Christopher L. Hinkle, Assistant Professor of Materials Science and Engineering:
Title: Novel Transition Metal Dichalcogenides for Li-ion batteries
Description: Fellows will grow novel transition metal dichalcogenide
(TMD) electrodes which have the potential to significantly enhance batteries' charge storage capacity. The electrodes will be investigated using advanced characterization techniques such as reflection high-energy electron diffraction (RHEED), XPS, internal photoemission, and scanning electron microscopy (SEM) to determine their chemical bonding and ionic and electronic transport properties.

Julia W. P. Hsu, Professor and Texas Instruments Distinguished Chair in Nanoelectronics, Department of Materials Science and Engineering
Title: Solution Synthesis of Metal Oxide Nanoparticles for Organic Electronics
Description: In organic solar cells and light emitting diodes, carrier transport layers that are deposited between the active materials and the metal electrodes have been shown to significantly improve device performance. Fellows will make oxide nanoparticles in solution using both traditional and microwave heating methods. These will be used to lower/increase the electrode work function in organic and hybrid solar cells so that the electrodes will collect either electrons or holes more selectively. Fellows will also use organic molecules to change the work function and the band bending in inorganic semiconductors, by modification of the surfaces of metal oxide films.

Hongbing Lu, Louis Beecherl Jr. Professor of Mechanical Engineering
Title: Porous nanostructured materials for acoustic attenuation and vibration damping
Description: Fellows will work on a new class of porous nanostructured materials (ductile aerogels) based on hierarchical 3D random assemblies of nanoparticles. Fellows will work to understand the extremely high acoustic transmission loss in these materials, and to create new materials that are slim, broadband, isotropic, and durable under different environmental conditions.

Manuel Quevedo, Associate Professor of Materials Science and Engineering
Title: Flexible Electronics
Description: In the area of radiation sensing, Fellows will learn about nuclear threat detection all the way from the fundamental interactions of neutrons and charged particles with matter to designing and fabricating complex circuits to testing devices for sensitivity and radiation hardness. In the area of nano-engineered materials, Fellows may contribute to ongoing work on materials for contacts, dielectrics and semiconductors for flexible electronics.

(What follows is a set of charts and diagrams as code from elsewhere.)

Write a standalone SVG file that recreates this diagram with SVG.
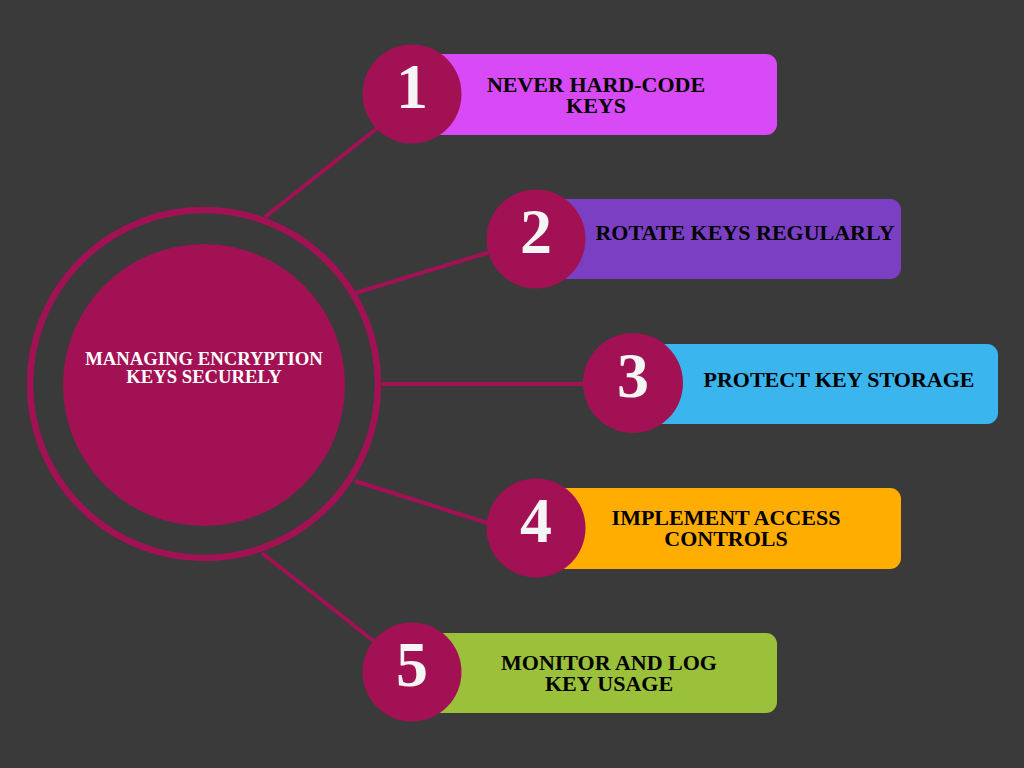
<svg xmlns="http://www.w3.org/2000/svg" width="1024" height="768" viewBox="0 0 1024 768">
<style>
.bg{fill:#3a3a3a}
.conn{stroke:#a31155;stroke-width:4;fill:none}
.badge{fill:#a31155}
.num{font-family:"Liberation Serif",serif;font-weight:bold;font-size:64px;fill:#f5f5f5;text-anchor:middle}
.lbl{font-family:"Liberation Serif",serif;font-weight:bold;font-size:22px;fill:#000;text-anchor:middle}
.title{font-family:"Liberation Serif",serif;font-weight:bold;font-size:18.7px;fill:#fff;text-anchor:middle}
</style>
<rect class="bg" x="0" y="0" width="1024" height="768"/>
<g id="connectors">
<line class="conn" x1="265" y1="217" x2="390" y2="118"/>
<line class="conn" x1="355" y1="293" x2="500" y2="249"/>
<line class="conn" x1="380" y1="384" x2="590" y2="384"/>
<line class="conn" x1="355" y1="481" x2="500" y2="527"/>
<line class="conn" x1="262" y1="553" x2="385" y2="650"/>
</g>
<g id="center">
<circle cx="204" cy="384" r="174" fill="none" stroke="#a31155" stroke-width="6.5"/>
<circle cx="204" cy="385" r="141" fill="#a31155"/>
<text class="title" x="204" y="365">MANAGING ENCRYPTION</text>
<text class="title" x="204" y="383">KEYS SECURELY</text>
</g>
<g id="step1">
<rect x="420" y="54" width="357" height="81" rx="11" fill="#d84af5"/>
<circle class="badge" cx="412" cy="94" r="49.5"/>
<text class="num" x="412" y="108">1</text>
<text class="lbl" x="596" y="92">NEVER HARD-CODE</text>
<text class="lbl" x="596" y="113">KEYS</text>
</g>
<g id="step2">
<rect x="544" y="199" width="357" height="80" rx="11" fill="#7b3fc4"/>
<circle class="badge" cx="536" cy="239" r="49.5"/>
<text class="num" x="536" y="253">2</text>
<text class="lbl" x="745" y="240">ROTATE KEYS REGULARLY</text>
</g>
<g id="step3">
<rect x="641" y="344" width="357" height="80" rx="11" fill="#3bb5ee"/>
<circle class="badge" cx="633" cy="383" r="50"/>
<text class="num" x="633" y="397">3</text>
<text class="lbl" x="839" y="387">PROTECT KEY STORAGE</text>
</g>
<g id="step4">
<rect x="544" y="488" width="357" height="81" rx="11" fill="#ffad00"/>
<circle class="badge" cx="536" cy="528" r="49.5"/>
<text class="num" x="536" y="542">4</text>
<text class="lbl" x="726" y="525">IMPLEMENT ACCESS</text>
<text class="lbl" x="726" y="546">CONTROLS</text>
</g>
<g id="step5">
<rect x="420" y="633" width="357" height="80" rx="11" fill="#9bc03a"/>
<circle class="badge" cx="412" cy="672" r="49.5"/>
<text class="num" x="412" y="686">5</text>
<text class="lbl" x="609" y="670">MONITOR AND LOG</text>
<text class="lbl" x="609" y="691">KEY USAGE</text>
</g>
</svg>
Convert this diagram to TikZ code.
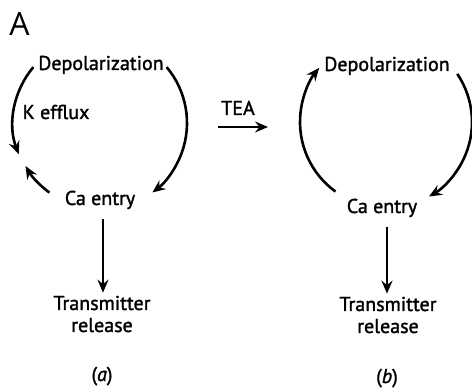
\documentclass[tikz,border=0pt]{standalone}
\usepackage{fontspec}
\setmainfont{PT Sans}
\newfontfamily\lblfont[FakeBold=1.5]{PT Sans}
\newfontfamily\panelfont{Open Sans}
\usetikzlibrary{arrows.meta}
\tikzstyle{lbl} = [inner sep=0pt, anchor=base, align=center,
    font=\lblfont\fontsize{20}{22}\selectfont]
\tikzstyle{cyc} = [line width=2.6pt,
    -{Stealth[length=13pt, width=11pt, inset=4.5pt]}]

\begin{document}
\begin{tikzpicture}[x=1pt, y=1pt]
    \useasboundingbox (0,0) rectangle (472,390);
    \node[inner sep=0pt, font=\panelfont\fontsize{32}{36}\selectfont] (panel) at (19.5,366) {A};

    % (a): normal cycle
    \coordinate (ring1) at (100,267);
    \node[lbl] (depol1) at (101,320) {Depolarization};
    \node[lbl] (efflux1) at (56,271) {K efflux};
    \node[lbl] (caentry1) at (100,185) {Ca entry};
    \node[lbl] (release1) at (102,58) {Transmitter\\release};
    \node[lbl] (tag1) at (102,9) {(\textit{a})};
    \draw[cyc] ([shift={(40:87pt)}]ring1) arc[start angle=40, end angle=-53, radius=87pt];
    \draw[cyc] ([shift={(140:87pt)}]ring1) arc[start angle=140, end angle=201, radius=87pt];
    \draw[cyc] ([shift={(234:86pt)}]ring1) arc[start angle=234, end angle=210, radius=86pt];
    \draw[cyc] (caentry1.south) ++(3,-10) coordinate (down1) -- ([xshift=1pt, yshift=3pt]release1.north);

    % TEA
    \node[lbl] (tea) at (238,275) {TEA};
    \coordinate (teaL) at (218,263);
    \coordinate (teaR) at (268,263);
    \draw[cyc] (teaL) -- (teaR);

    % (b): with TEA
    \coordinate (ring2) at (386,268);
    \node[lbl] (depol2) at (387,319) {Depolarization};
    \node[lbl] (caentry2) at (382,177) {Ca entry};
    \node[lbl] (release2) at (388,57) {Transmitter\\release};
    \node[lbl] (tag2) at (387,7) {(\textit{b})};
    \draw[cyc] ([shift={(234:86pt)}]ring2) arc[start angle=234, end angle=141, radius=86pt];
    \draw[cyc] ([shift={(34:86pt)}]ring2) arc[start angle=34, end angle=-60, radius=86pt];
    \draw[cyc] (caentry2.south) ++(5,-10) coordinate (down2) -- ([xshift=-1pt, yshift=3pt]release2.north);
\end{tikzpicture}
\end{document}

Amy V. Walker, Associate Professor of Materials Science and Engineering
Title: Deposition of Metals and Semiconductors on Organic Thin Films
Description: The Walker group explores the behavior of surfaces and molecular interfaces using a variety of surface science techniques, including time-of-flight secondary ion mass spectrometry (TOF SIMS).
Fellows will contribute to research in two areas: optimization and application of new methods for depositing nanowires on micropatterned substrates, and development new flexible catalysts membranes for environmental remediation and fuel cells.

Robert M. Wallace, Louis A. Beecherl, Jr. Distinguished Professor of Materials Science and Engineering
Title: Photoelectron Spectroscopy of Semiconductors for Nanoelectronics
Description: Fellows will participate in projects that include analysis (XPS, UPS, STM) of semiconductor and graphene surfaces, with particular attention to the interfacial chemical bonding associated with overlying dielectric layers. In particular, compound semiconductor surfaces ((100) and (111)) including GaN, GaSb and GaP in direct contact with high-k dielectrics including Al2O3 and HfO2 will be studied.

Chadwin Young, Assistant Professor of Materials Science and Engineering
Title: Electrical Characterization of Thin-Film Transistors
Description: REU Fellows will perform time-resolved electrical testing to assess the performance and reliability of high-k dielectric thin-film transistors (TFTs). The technologies that arise from these test devices will be implemented in future microprocessors, memory, and other applications. This project will provide a broad introduction to understanding state-of-the-art device design and performance, as well as experience with a range of electrical characterization tools.